Hungary will provide $160,000 to UNRWA, UNICEF, the UN Development Programme (UNDP) and ICRC. A Hungarian company will give an additional $100,000 as part of its corporate social responsibility programme. In 2012, Syria was the biggest recipient of Hungarian humanitarian aid, mostly channelled through UN agencies, but also through Hungarian organizations working in the field. It also assisted the Turkish government directly at the end of last year.
Brazil will give $250,000 to UNHCR, in addition to $360,000 given to UNHCR in 2012.
Bulgaria pledged 150,000 euros ($205,000) towards the Humanitarian Assistance Response Plan for aid inside Syria, especially that of WFP. Last year, it gave 100,000 euros towards the Regional Response Plan.
Romania pledged $100,000.
Slovakia will give 50,000 euros ($68,341) to UNICEF “to alleviate the plight of Syrian children,” in addition to $200,000 given last year in financial and in-kind assistance.
Greece will give 50,000 euros ($68,341) for the Regional Response Plan, in addition to 150,000 euros given in the past.
Botswana: The only sub-Saharan African country to pledge at the conference, Botswana offered $50,000.
Malta pledged 30,000 euros ($41,007)
Lithuania pledged $27,000.
Cyprus offered $20,000 in pharmaceuticals.

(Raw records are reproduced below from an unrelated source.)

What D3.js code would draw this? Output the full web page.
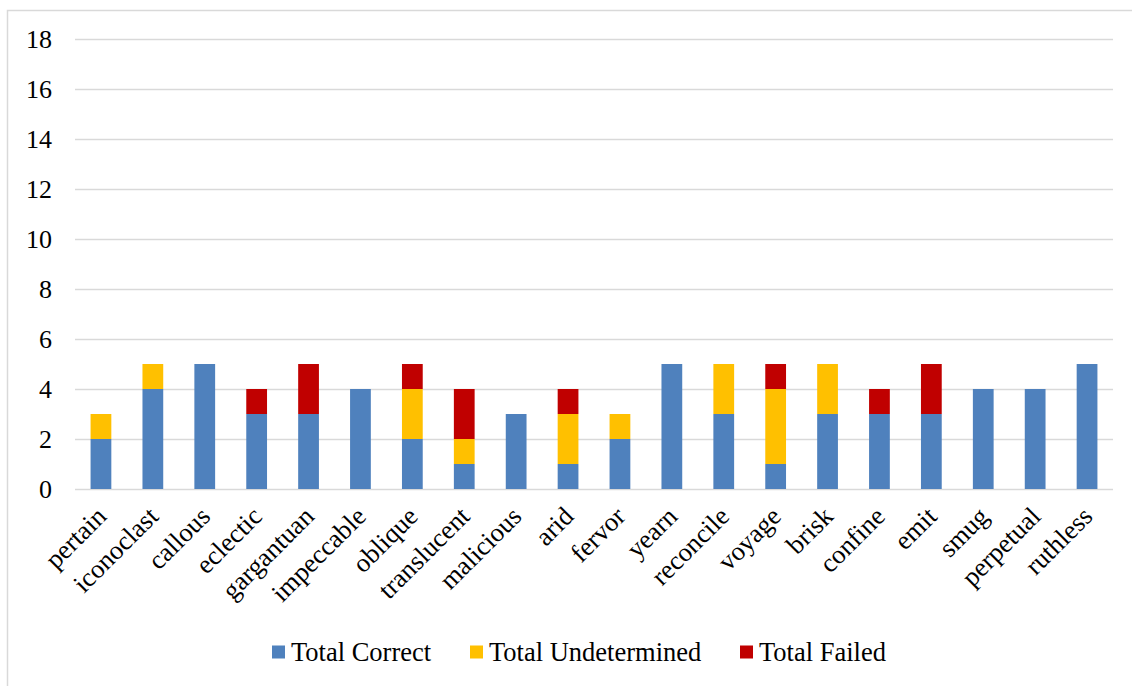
<!DOCTYPE html>
<html>
<head>
<meta charset="utf-8">
<script src="https://cdn.jsdelivr.net/npm/d3@7"></script>
<style>
  html, body { margin: 0; padding: 0; background: #fff; }
  svg { display: block; }
</style>
</head>
<body>
<svg id="chart" width="1132" height="686" font-family="'Liberation Serif', 'Times New Roman', 'DejaVu Serif', serif"></svg>
<script>
// Words tested and how each attempt was scored
const words = ["pertain", "iconoclast", "callous", "eclectic", "gargantuan", "impeccable",
  "oblique", "translucent", "malicious", "arid", "fervor", "yearn", "reconcile", "voyage",
  "brisk", "confine", "emit", "smug", "perpetual", "ruthless"];
const totalCorrect      = [2, 4, 5, 3, 3, 4, 2, 1, 3, 1, 2, 5, 3, 1, 3, 3, 3, 4, 4, 5];
const totalUndetermined = [1, 1, 0, 0, 0, 0, 2, 1, 0, 2, 1, 0, 2, 3, 2, 0, 0, 0, 0, 0];
const totalFailed       = [0, 0, 0, 1, 2, 0, 1, 2, 0, 1, 0, 0, 0, 1, 0, 1, 2, 0, 0, 0];
const seriesNames = ["Total Correct", "Total Undetermined", "Total Failed"];
const seriesColors = ["#4f81bd", "#ffc000", "#c00000"];
const yTicks = [0, 2, 4, 6, 8, 10, 12, 14, 16, 18];

const svg = d3.select("#chart");
const W = 1132, H = 686;
const plot = { left: 75, right: 1113, top: 39, bottom: 489 };

// Chart border
svg.append("rect")
  .attr("x", 7.5).attr("y", 10.5)
  .attr("width", W + 10).attr("height", H + 10)
  .attr("fill", "none").attr("stroke", "#d9d9d9").attr("stroke-width", 1.5);

const x = d3.scaleBand().domain(words).range([plot.left, plot.right]).paddingInner(0.6).paddingOuter(0.3);
const y = d3.scaleLinear().domain([0, 18]).range([plot.bottom, plot.top]);

// Horizontal gridlines
svg.append("g").selectAll("line").data(yTicks).join("line")
  .attr("x1", plot.left).attr("x2", plot.right)
  .attr("y1", d => Math.round(y(d)) + 0.5).attr("y2", d => Math.round(y(d)) + 0.5)
  .attr("stroke", "#d9d9d9").attr("stroke-width", 1.5);

// Y tick labels
svg.append("g").selectAll("text").data(yTicks).join("text")
  .attr("x", 52).attr("y", d => y(d))
  .attr("dy", "0.35em")
  .attr("text-anchor", "end")
  .attr("font-size", 26)
  .text(d => d);

// Stacked bars
const rows = words.map((w, i) => ({
  word: w,
  "Total Correct": totalCorrect[i],
  "Total Undetermined": totalUndetermined[i],
  "Total Failed": totalFailed[i]
}));
const stacked = d3.stack().keys(seriesNames)(rows);

svg.append("g").selectAll("g").data(stacked).join("g")
  .attr("fill", (d, i) => seriesColors[i])
  .selectAll("rect").data(d => d.filter(s => s[1] > s[0])).join("rect")
  .attr("x", d => x(d.data.word))
  .attr("width", x.bandwidth())
  .attr("y", d => y(d[1]))
  .attr("height", d => y(d[0]) - y(d[1]));

// Rotated category labels
svg.append("g").selectAll("text").data(words).join("text")
  .attr("font-size", 26.5)
  .attr("text-anchor", "end")
  .attr("transform", d => `translate(${x(d) + x.bandwidth() / 2 + 7},${plot.bottom + 29}) rotate(-45)`)
  .text(d => d);

// Legend
const legendItems = [
  { name: seriesNames[0], color: seriesColors[0], x: 272 },
  { name: seriesNames[1], color: seriesColors[1], x: 470 },
  { name: seriesNames[2], color: seriesColors[2], x: 740 }
];
const lg = svg.append("g").selectAll("g").data(legendItems).join("g")
  .attr("transform", d => `translate(${d.x},652)`);
lg.append("rect").attr("x", 0).attr("y", -6.5).attr("width", 13).attr("height", 13)
  .attr("fill", d => d.color);
lg.append("text").attr("x", 19).attr("y", 0).attr("dy", "0.35em")
  .attr("font-size", 26.5)
  .text(d => d.name);
</script>
</body>
</html>
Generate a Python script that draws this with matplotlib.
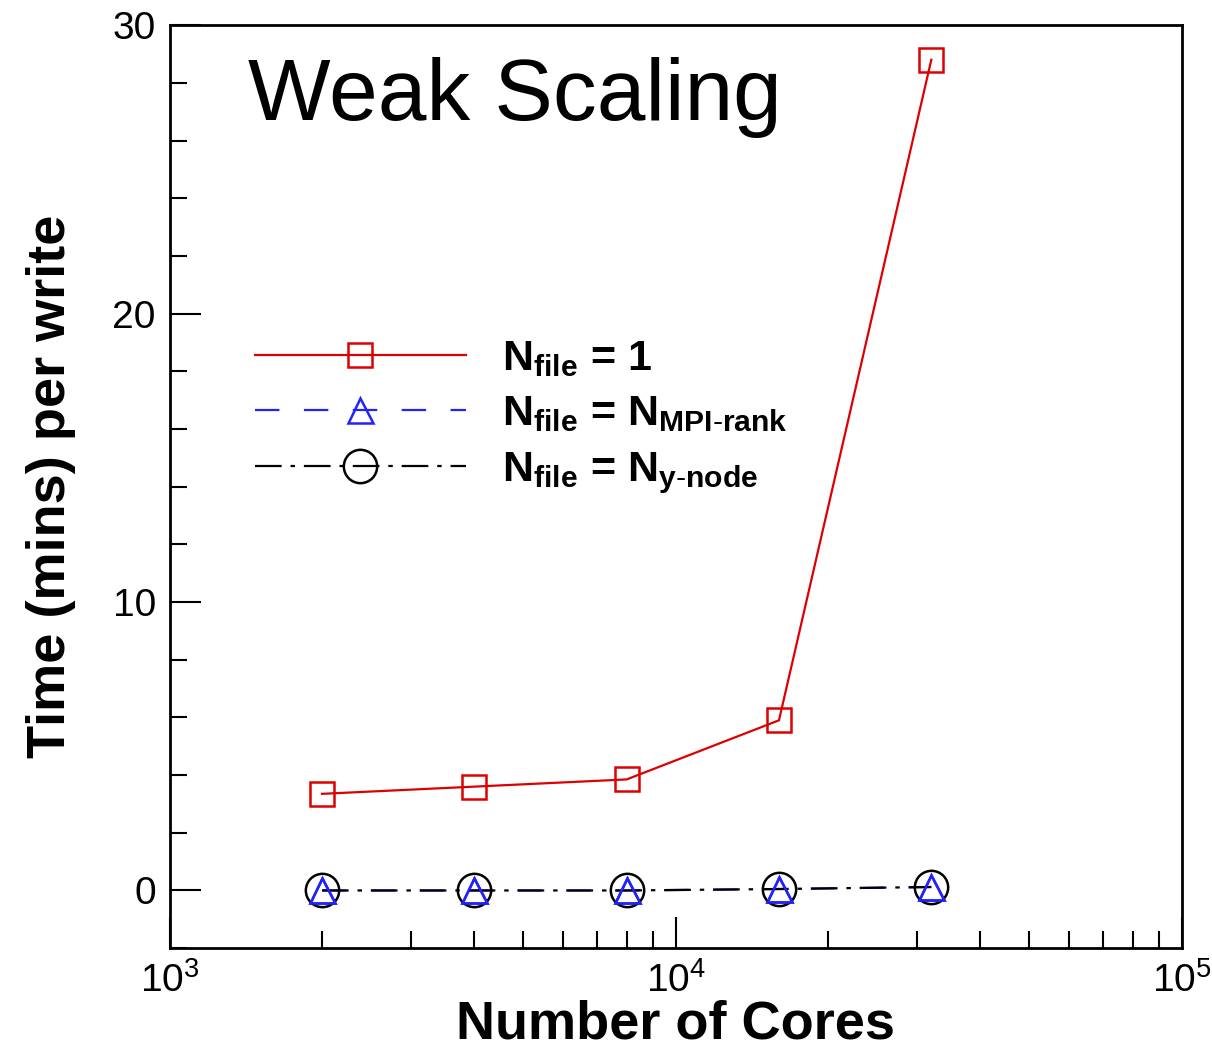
import matplotlib.pyplot as plt
from matplotlib.ticker import MultipleLocator, LogLocator, NullFormatter

plt.rcParams['font.family'] = ['Liberation Sans', 'DejaVu Sans']
plt.rcParams['mathtext.fontset'] = 'custom'
plt.rcParams['mathtext.rm'] = 'Liberation Sans'
plt.rcParams['mathtext.bf'] = 'Liberation Sans:bold'
plt.rcParams['mathtext.it'] = 'Liberation Sans:italic'

# datos
cores = [2000, 4000, 8000, 16000, 32000]
t_single = [3.35, 3.6, 3.85, 5.9, 28.8]
t_mpi_rank = [0.0, 0.0, 0.0, 0.05, 0.12]
t_y_node = [0.0, 0.0, 0.0, 0.05, 0.12]

labels = [r'$\mathbf{N_{file}}$ = 1',
          r'$\mathbf{N_{file}}$ = $\mathbf{N_{MPI\text{-}rank}}$',
          r'$\mathbf{N_{file}}$ = $\mathbf{N_{y\text{-}node}}$']

fig = plt.figure(figsize=(12.12, 10.5), dpi=100)
ax = fig.add_axes([0.140, 0.097, 0.835, 0.879])

# azul primero, la linea negra queda encima
l_mpi, = ax.plot(cores, t_mpi_rank, color='#2222ff', lw=1.6, dashes=(11, 11),
                 marker='^', ms=18, mfc='none', mec='#2222ff', mew=1.8)
l_node, = ax.plot(cores, t_y_node, color='black', lw=1.6, dashes=(12, 4, 2, 4),
                  marker='o', ms=24, mfc='none', mec='black', mew=1.8)
ax.plot(cores, t_mpi_rank, ls='none', marker='^', ms=18, mfc='none',
        mec='#2222ff', mew=1.8)
l_one, = ax.plot(cores, t_single, color='#dd0000', lw=1.6, marker='s', ms=17,
                 mfc='none', mec='#dd0000', mew=1.8)

ax.set_xscale('log')
ax.set_xlim(1e3, 1e5)
ax.set_ylim(-2, 30)
ax.yaxis.set_major_locator(MultipleLocator(10))
ax.yaxis.set_minor_locator(MultipleLocator(2))
ax.xaxis.set_minor_locator(LogLocator(base=10, subs=range(2, 10)))
ax.xaxis.set_minor_formatter(NullFormatter())

ax.tick_params(which='both', direction='in', top=False, right=False,
               labelsize=28, width=1.5, pad=10)
ax.tick_params(which='major', length=22)
ax.tick_params(which='minor', length=12)
for s in ax.spines.values():
    s.set_linewidth(2)

ax.set_xlabel('Number of Cores', fontsize=39, fontweight='bold', labelpad=0)
ax.set_ylabel('Time (mins) per write', fontsize=39, fontweight='bold', labelpad=26)
ax.text(0.077, 0.966, 'Weak Scaling', transform=ax.transAxes, fontsize=63,
        va='top', ha='left')

ax.legend([l_one, l_mpi, l_node], labels,
          loc='upper left', bbox_to_anchor=(0.084, 0.66), frameon=False,
          borderpad=0, borderaxespad=0,
          prop={'size': 31, 'weight': 'bold'}, handlelength=4.9, numpoints=1,
          labelspacing=0.36, handletextpad=0.85)

fig.savefig('out.png', dpi=100)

Qatar did not pledge new funds but said its governmental humanitarian donations for the Syrian crisis have exceeded $326 million, channelled through charitable organizations and Red Crescent societies, in addition to several contributions from the Qatar Red Crescent to refugees in neighbouring countries and to IDPs inside Syria, the minister of state for foreign affairs said, bringing Qatar’s total contribution to nearly $421 million.
The Netherlands did not announce new funding, but gave UNHCR five million euros at the beginning of January, in addition to 23.5 million euros in 2012, including 10 million euros in December for UNHCR’s winterization programme.
Austria did not announce new money, but gave the UN 800,000 euros at the end of last year, in addition to 2.9 million euros earlier in the year.
Iran’s speech listed the help it has provided, despite sanctions, including sending more than $200 million of food, medicine, clothes and flour to Syria; and supplying 100 tons of gas-oil; 20,000 tons of liquefied petroleum gas; helping reconstruct power plants; equipping Syrian hospitals and ambulances in cooperation with the government; sending through its Red Crescent Society 30,000 relief packages to refugees in Lebanon and 20,000 packages for Palestinians inside Syria; supplying $1 billion as a financial credit line to support “basic necessities and technical and engineer services”. It said it will contribute to the “special fund” set up by UN secretary-general, but did not specify how much.
Turkey did not donate to the response plans, but said it has spent more than $500 million hosting and taking care of the health, food and education needs of close to 170,000 refugees in 16 camps along the border. It has also delivered $100 million of aid at the border, where Syrians pick it up and distribute it to those in need across the border. The government launched a campaign, raising $10 million in donations from the Turkish public, which will be channelled towards IDPs, said Erdogan Iscan, director-general for multilateral political affairs. Turkey is also shipping $20 million worth of supplies like diesel fuel to Syria.
Other countries, including Jordan, Lebanon, Egypt, Libya and Algeria did not pledge funds but are hosting, and in many regards, financially supporting, thousands of refugees on their soil.